What to produce – In your copy, leave out the pictures; write out all the data exactly.

Provided material –
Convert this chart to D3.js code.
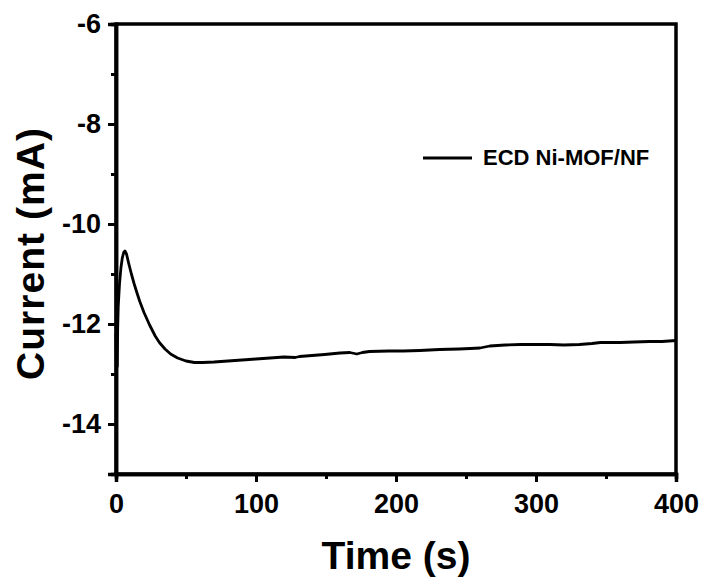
<!DOCTYPE html>
<html>
<head>
<meta charset="utf-8">
<script src="https://cdn.jsdelivr.net/npm/d3@7"></script>
<style>
	body { margin: 0; background: #fff; }
	text { font-family: "Liberation Sans", Arial, sans-serif; font-weight: bold; fill: #000; }
</style>
</head>
<body>
<div id="chart"></div>
<script>
// time (s) and current (mA)
var times = [0, 0.3, 0.6, 0.9, 1.2, 1.6, 2.5, 3.5, 4.5, 5.5, 6.4, 7.5, 9, 11, 13, 15, 17, 20, 24, 28, 31, 35, 39, 44, 50, 56, 62, 70, 80, 90, 100, 110, 120, 128, 131, 140, 149, 160, 167, 172, 176, 181, 195, 205, 217, 231, 245, 253, 260, 267, 278, 289, 300, 310, 320, 331, 340, 346, 360, 370, 381, 390, 400];
var currents = [-12.2, -12.9, -12.3, -12.85, -12.1, -11.65, -11.2, -10.88, -10.68, -10.57, -10.54, -10.6, -10.78, -11.0, -11.2, -11.38, -11.55, -11.77, -12.02, -12.24, -12.37, -12.5, -12.6, -12.68, -12.74, -12.77, -12.77, -12.76, -12.74, -12.72, -12.7, -12.68, -12.66, -12.67, -12.65, -12.63, -12.61, -12.58, -12.57, -12.6, -12.57, -12.55, -12.54, -12.54, -12.53, -12.51, -12.5, -12.49, -12.48, -12.44, -12.42, -12.41, -12.41, -12.41, -12.42, -12.41, -12.39, -12.37, -12.37, -12.36, -12.35, -12.35, -12.33];

var xTicks = [0, 100, 200, 300, 400];
var xMinor = [50, 150, 250, 350];
var yTicks = [-6, -8, -10, -12, -14];
var yMinor = [-7, -9, -11, -13, -15];
var seriesName = "ECD Ni-MOF/NF";

function chart() {
	var w = 707, h = 586;
	var margin = { left: 116, right: 676, top: 24, bottom: 474 };

	var svg = d3.select("#chart").append("svg")
		.attr("width", w)
		.attr("height", h);

	var x = d3.scaleLinear().domain([0, 400]).range([margin.left, margin.right]);
	var y = d3.scaleLinear().domain([-15, -6]).range([margin.bottom, margin.top]);

	//Data line
	var line = d3.line()
		.x(function (d) { return x(d[0]); })
		.y(function (d) { return y(d[1]); });

	svg.append("path")
		.datum(d3.zip(times, currents))
		.attr("d", line)
		.attr("fill", "none")
		.attr("stroke", "#000")
		.attr("stroke-width", 2.8)
		.attr("stroke-linejoin", "round");

	//Frame: top and right with no ticks
	svg.append("rect")
		.attr("x", margin.left)
		.attr("y", margin.top)
		.attr("width", margin.right - margin.left)
		.attr("height", margin.bottom - margin.top)
		.attr("fill", "none")
		.attr("stroke", "#000")
		.attr("stroke-width", 3.5);

	//X axis
	svg.append("g")
		.attr("transform", "translate(0," + margin.bottom + ")")
		.call(d3.axisBottom(x).tickValues(xTicks).tickSize(8).tickPadding(12).tickFormat(d3.format("d")));
	svg.append("g")
		.attr("transform", "translate(0," + margin.bottom + ")")
		.call(d3.axisBottom(x).tickValues(xMinor).tickSize(5).tickFormat(""));

	//Y axis
	svg.append("g")
		.attr("transform", "translate(" + margin.left + ",0)")
		.call(d3.axisLeft(y).tickValues(yTicks).tickSize(8).tickPadding(7).tickFormat(function (d) { return d; }));
	svg.append("g")
		.attr("transform", "translate(" + margin.left + ",0)")
		.call(d3.axisLeft(y).tickValues(yMinor).tickSize(5).tickFormat(""));

	svg.selectAll(".domain").attr("stroke-width", 3.5);
	svg.selectAll(".tick line").attr("stroke-width", 3);
	svg.selectAll(".tick text")
		.style("font-family", "'Liberation Sans', Arial, sans-serif")
		.style("font-weight", "bold")
		.style("font-size", "27px");

	//Axis titles
	svg.append("text")
		.attr("x", (margin.left + margin.right) / 2)
		.attr("y", 569)
		.attr("text-anchor", "middle")
		.style("font-size", "39px")
		.text("Time (s)");

	svg.append("text")
		.attr("transform", "translate(44,254) rotate(-90)")
		.attr("text-anchor", "middle")
		.style("font-size", "39px")
		.attr("textLength", 252)
		.text("Current (mA)");

	//Legend
	svg.append("line")
		.attr("x1", 423).attr("x2", 472)
		.attr("y1", 158).attr("y2", 158)
		.attr("stroke", "#000")
		.attr("stroke-width", 2.8);

	svg.append("text")
		.attr("x", 483)
		.attr("y", 165)
		.style("font-size", "22px")
		.text(seriesName);
}

chart();
</script>
</body>
</html>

Result –
Convert this chart to D3.js code.
<!DOCTYPE html>
<html>
<head>
<meta charset="utf-8">
<script src="https://cdn.jsdelivr.net/npm/d3@7"></script>
<style>
	body { margin: 0; background: #fff; }
	text { font-family: "Liberation Sans", Arial, sans-serif; font-weight: bold; fill: #000; }
</style>
</head>
<body>
<div id="chart"></div>
<script>
// time (s) and current (mA)
var times = [0, 0.3, 0.6, 0.9, 1.2, 1.6, 2.5, 3.5, 4.5, 5.5, 6.4, 7.5, 9, 11, 13, 15, 17, 20, 24, 28, 31, 35, 39, 44, 50, 56, 62, 70, 80, 90, 100, 110, 120, 128, 131, 140, 149, 160, 167, 172, 176, 181, 195, 205, 217, 231, 245, 253, 260, 267, 278, 289, 300, 310, 320, 331, 340, 346, 360, 370, 381, 390, 400];
var currents = [-12.2, -12.9, -12.3, -12.85, -12.1, -11.65, -11.2, -10.88, -10.68, -10.57, -10.54, -10.6, -10.78, -11.0, -11.2, -11.38, -11.55, -11.77, -12.02, -12.24, -12.37, -12.5, -12.6, -12.68, -12.74, -12.77, -12.77, -12.76, -12.74, -12.72, -12.7, -12.68, -12.66, -12.67, -12.65, -12.63, -12.61, -12.58, -12.57, -12.6, -12.57, -12.55, -12.54, -12.54, -12.53, -12.51, -12.5, -12.49, -12.48, -12.44, -12.42, -12.41, -12.41, -12.41, -12.42, -12.41, -12.39, -12.37, -12.37, -12.36, -12.35, -12.35, -12.33];

var xTicks = [0, 100, 200, 300, 400];
var xMinor = [50, 150, 250, 350];
var yTicks = [-6, -8, -10, -12, -14];
var yMinor = [-7, -9, -11, -13, -15];
var seriesName = "ECD Ni-MOF/NF";

function chart() {
	var w = 707, h = 586;
	var margin = { left: 116, right: 676, top: 24, bottom: 474 };

	var svg = d3.select("#chart").append("svg")
		.attr("width", w)
		.attr("height", h);

	var x = d3.scaleLinear().domain([0, 400]).range([margin.left, margin.right]);
	var y = d3.scaleLinear().domain([-15, -6]).range([margin.bottom, margin.top]);

	//Data line
	var line = d3.line()
		.x(function (d) { return x(d[0]); })
		.y(function (d) { return y(d[1]); });

	svg.append("path")
		.datum(d3.zip(times, currents))
		.attr("d", line)
		.attr("fill", "none")
		.attr("stroke", "#000")
		.attr("stroke-width", 2.8)
		.attr("stroke-linejoin", "round");

	//Frame: top and right with no ticks
	svg.append("rect")
		.attr("x", margin.left)
		.attr("y", margin.top)
		.attr("width", margin.right - margin.left)
		.attr("height", margin.bottom - margin.top)
		.attr("fill", "none")
		.attr("stroke", "#000")
		.attr("stroke-width", 3.5);

	//X axis
	svg.append("g")
		.attr("transform", "translate(0," + margin.bottom + ")")
		.call(d3.axisBottom(x).tickValues(xTicks).tickSize(8).tickPadding(12).tickFormat(d3.format("d")));
	svg.append("g")
		.attr("transform", "translate(0," + margin.bottom + ")")
		.call(d3.axisBottom(x).tickValues(xMinor).tickSize(5).tickFormat(""));

	//Y axis
	svg.append("g")
		.attr("transform", "translate(" + margin.left + ",0)")
		.call(d3.axisLeft(y).tickValues(yTicks).tickSize(8).tickPadding(7).tickFormat(function (d) { return d; }));
	svg.append("g")
		.attr("transform", "translate(" + margin.left + ",0)")
		.call(d3.axisLeft(y).tickValues(yMinor).tickSize(5).tickFormat(""));

	svg.selectAll(".domain").attr("stroke-width", 3.5);
	svg.selectAll(".tick line").attr("stroke-width", 3);
	svg.selectAll(".tick text")
		.style("font-family", "'Liberation Sans', Arial, sans-serif")
		.style("font-weight", "bold")
		.style("font-size", "27px");

	//Axis titles
	svg.append("text")
		.attr("x", (margin.left + margin.right) / 2)
		.attr("y", 569)
		.attr("text-anchor", "middle")
		.style("font-size", "39px")
		.text("Time (s)");

	svg.append("text")
		.attr("transform", "translate(44,254) rotate(-90)")
		.attr("text-anchor", "middle")
		.style("font-size", "39px")
		.attr("textLength", 252)
		.text("Current (mA)");

	//Legend
	svg.append("line")
		.attr("x1", 423).attr("x2", 472)
		.attr("y1", 158).attr("y2", 158)
		.attr("stroke", "#000")
		.attr("stroke-width", 2.8);

	svg.append("text")
		.attr("x", 483)
		.attr("y", 165)
		.style("font-size", "22px")
		.text(seriesName);
}

chart();
</script>
</body>
</html>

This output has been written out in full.